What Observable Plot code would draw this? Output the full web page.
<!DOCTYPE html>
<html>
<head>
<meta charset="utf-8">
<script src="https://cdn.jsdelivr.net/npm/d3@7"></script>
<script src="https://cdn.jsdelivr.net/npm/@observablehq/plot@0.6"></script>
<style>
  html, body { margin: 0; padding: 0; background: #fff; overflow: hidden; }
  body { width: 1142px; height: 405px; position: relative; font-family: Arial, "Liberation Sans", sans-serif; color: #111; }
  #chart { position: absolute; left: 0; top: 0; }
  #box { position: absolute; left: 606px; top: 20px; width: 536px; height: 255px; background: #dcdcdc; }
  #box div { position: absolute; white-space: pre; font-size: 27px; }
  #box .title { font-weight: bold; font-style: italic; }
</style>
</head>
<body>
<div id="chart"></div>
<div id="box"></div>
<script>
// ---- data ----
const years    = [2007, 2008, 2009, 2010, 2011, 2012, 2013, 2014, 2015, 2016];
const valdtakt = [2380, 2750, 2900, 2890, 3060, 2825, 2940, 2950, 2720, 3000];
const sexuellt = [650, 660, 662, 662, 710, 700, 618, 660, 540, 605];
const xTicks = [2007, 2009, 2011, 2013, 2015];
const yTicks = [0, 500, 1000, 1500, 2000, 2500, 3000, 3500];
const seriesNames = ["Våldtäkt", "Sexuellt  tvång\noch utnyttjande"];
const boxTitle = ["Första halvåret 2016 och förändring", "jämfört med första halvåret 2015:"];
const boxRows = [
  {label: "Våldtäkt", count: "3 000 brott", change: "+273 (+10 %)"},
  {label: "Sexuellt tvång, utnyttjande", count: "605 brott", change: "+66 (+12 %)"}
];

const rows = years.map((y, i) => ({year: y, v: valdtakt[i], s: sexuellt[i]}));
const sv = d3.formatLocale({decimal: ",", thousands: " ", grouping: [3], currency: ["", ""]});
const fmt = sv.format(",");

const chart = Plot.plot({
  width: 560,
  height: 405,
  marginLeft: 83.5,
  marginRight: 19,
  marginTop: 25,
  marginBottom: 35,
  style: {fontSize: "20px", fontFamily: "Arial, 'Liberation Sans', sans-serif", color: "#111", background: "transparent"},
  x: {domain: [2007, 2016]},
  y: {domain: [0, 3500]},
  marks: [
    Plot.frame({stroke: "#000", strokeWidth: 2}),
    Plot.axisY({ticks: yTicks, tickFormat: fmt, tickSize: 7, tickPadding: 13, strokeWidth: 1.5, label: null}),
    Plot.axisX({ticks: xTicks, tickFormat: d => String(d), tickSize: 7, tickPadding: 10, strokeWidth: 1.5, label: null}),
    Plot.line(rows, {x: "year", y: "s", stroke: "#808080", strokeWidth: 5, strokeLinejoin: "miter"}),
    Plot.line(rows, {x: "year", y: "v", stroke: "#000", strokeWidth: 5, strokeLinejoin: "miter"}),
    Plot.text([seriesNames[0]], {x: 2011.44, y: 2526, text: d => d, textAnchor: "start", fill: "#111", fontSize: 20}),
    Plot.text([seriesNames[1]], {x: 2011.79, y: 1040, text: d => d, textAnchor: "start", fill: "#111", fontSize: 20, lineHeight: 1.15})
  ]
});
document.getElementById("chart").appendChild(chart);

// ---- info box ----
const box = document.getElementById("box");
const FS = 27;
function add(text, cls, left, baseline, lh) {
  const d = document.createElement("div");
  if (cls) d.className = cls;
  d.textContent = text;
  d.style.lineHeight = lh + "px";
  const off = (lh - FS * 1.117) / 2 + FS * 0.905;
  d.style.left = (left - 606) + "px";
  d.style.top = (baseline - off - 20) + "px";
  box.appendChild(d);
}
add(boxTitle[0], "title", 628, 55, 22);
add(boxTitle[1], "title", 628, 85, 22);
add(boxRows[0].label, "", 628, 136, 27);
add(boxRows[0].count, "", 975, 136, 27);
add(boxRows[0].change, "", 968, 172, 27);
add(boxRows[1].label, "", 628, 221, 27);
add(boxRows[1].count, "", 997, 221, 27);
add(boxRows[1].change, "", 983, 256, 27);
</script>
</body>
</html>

» Stated exercise: Go back to the listing above and please repeat it exactly.

» Answer:
What Observable Plot code would draw this? Output the full web page.
<!DOCTYPE html>
<html>
<head>
<meta charset="utf-8">
<script src="https://cdn.jsdelivr.net/npm/d3@7"></script>
<script src="https://cdn.jsdelivr.net/npm/@observablehq/plot@0.6"></script>
<style>
  html, body { margin: 0; padding: 0; background: #fff; overflow: hidden; }
  body { width: 1142px; height: 405px; position: relative; font-family: Arial, "Liberation Sans", sans-serif; color: #111; }
  #chart { position: absolute; left: 0; top: 0; }
  #box { position: absolute; left: 606px; top: 20px; width: 536px; height: 255px; background: #dcdcdc; }
  #box div { position: absolute; white-space: pre; font-size: 27px; }
  #box .title { font-weight: bold; font-style: italic; }
</style>
</head>
<body>
<div id="chart"></div>
<div id="box"></div>
<script>
// ---- data ----
const years    = [2007, 2008, 2009, 2010, 2011, 2012, 2013, 2014, 2015, 2016];
const valdtakt = [2380, 2750, 2900, 2890, 3060, 2825, 2940, 2950, 2720, 3000];
const sexuellt = [650, 660, 662, 662, 710, 700, 618, 660, 540, 605];
const xTicks = [2007, 2009, 2011, 2013, 2015];
const yTicks = [0, 500, 1000, 1500, 2000, 2500, 3000, 3500];
const seriesNames = ["Våldtäkt", "Sexuellt  tvång\noch utnyttjande"];
const boxTitle = ["Första halvåret 2016 och förändring", "jämfört med första halvåret 2015:"];
const boxRows = [
  {label: "Våldtäkt", count: "3 000 brott", change: "+273 (+10 %)"},
  {label: "Sexuellt tvång, utnyttjande", count: "605 brott", change: "+66 (+12 %)"}
];

const rows = years.map((y, i) => ({year: y, v: valdtakt[i], s: sexuellt[i]}));
const sv = d3.formatLocale({decimal: ",", thousands: " ", grouping: [3], currency: ["", ""]});
const fmt = sv.format(",");

const chart = Plot.plot({
  width: 560,
  height: 405,
  marginLeft: 83.5,
  marginRight: 19,
  marginTop: 25,
  marginBottom: 35,
  style: {fontSize: "20px", fontFamily: "Arial, 'Liberation Sans', sans-serif", color: "#111", background: "transparent"},
  x: {domain: [2007, 2016]},
  y: {domain: [0, 3500]},
  marks: [
    Plot.frame({stroke: "#000", strokeWidth: 2}),
    Plot.axisY({ticks: yTicks, tickFormat: fmt, tickSize: 7, tickPadding: 13, strokeWidth: 1.5, label: null}),
    Plot.axisX({ticks: xTicks, tickFormat: d => String(d), tickSize: 7, tickPadding: 10, strokeWidth: 1.5, label: null}),
    Plot.line(rows, {x: "year", y: "s", stroke: "#808080", strokeWidth: 5, strokeLinejoin: "miter"}),
    Plot.line(rows, {x: "year", y: "v", stroke: "#000", strokeWidth: 5, strokeLinejoin: "miter"}),
    Plot.text([seriesNames[0]], {x: 2011.44, y: 2526, text: d => d, textAnchor: "start", fill: "#111", fontSize: 20}),
    Plot.text([seriesNames[1]], {x: 2011.79, y: 1040, text: d => d, textAnchor: "start", fill: "#111", fontSize: 20, lineHeight: 1.15})
  ]
});
document.getElementById("chart").appendChild(chart);

// ---- info box ----
const box = document.getElementById("box");
const FS = 27;
function add(text, cls, left, baseline, lh) {
  const d = document.createElement("div");
  if (cls) d.className = cls;
  d.textContent = text;
  d.style.lineHeight = lh + "px";
  const off = (lh - FS * 1.117) / 2 + FS * 0.905;
  d.style.left = (left - 606) + "px";
  d.style.top = (baseline - off - 20) + "px";
  box.appendChild(d);
}
add(boxTitle[0], "title", 628, 55, 22);
add(boxTitle[1], "title", 628, 85, 22);
add(boxRows[0].label, "", 628, 136, 27);
add(boxRows[0].count, "", 975, 136, 27);
add(boxRows[0].change, "", 968, 172, 27);
add(boxRows[1].label, "", 628, 221, 27);
add(boxRows[1].count, "", 997, 221, 27);
add(boxRows[1].change, "", 983, 256, 27);
</script>
</body>
</html>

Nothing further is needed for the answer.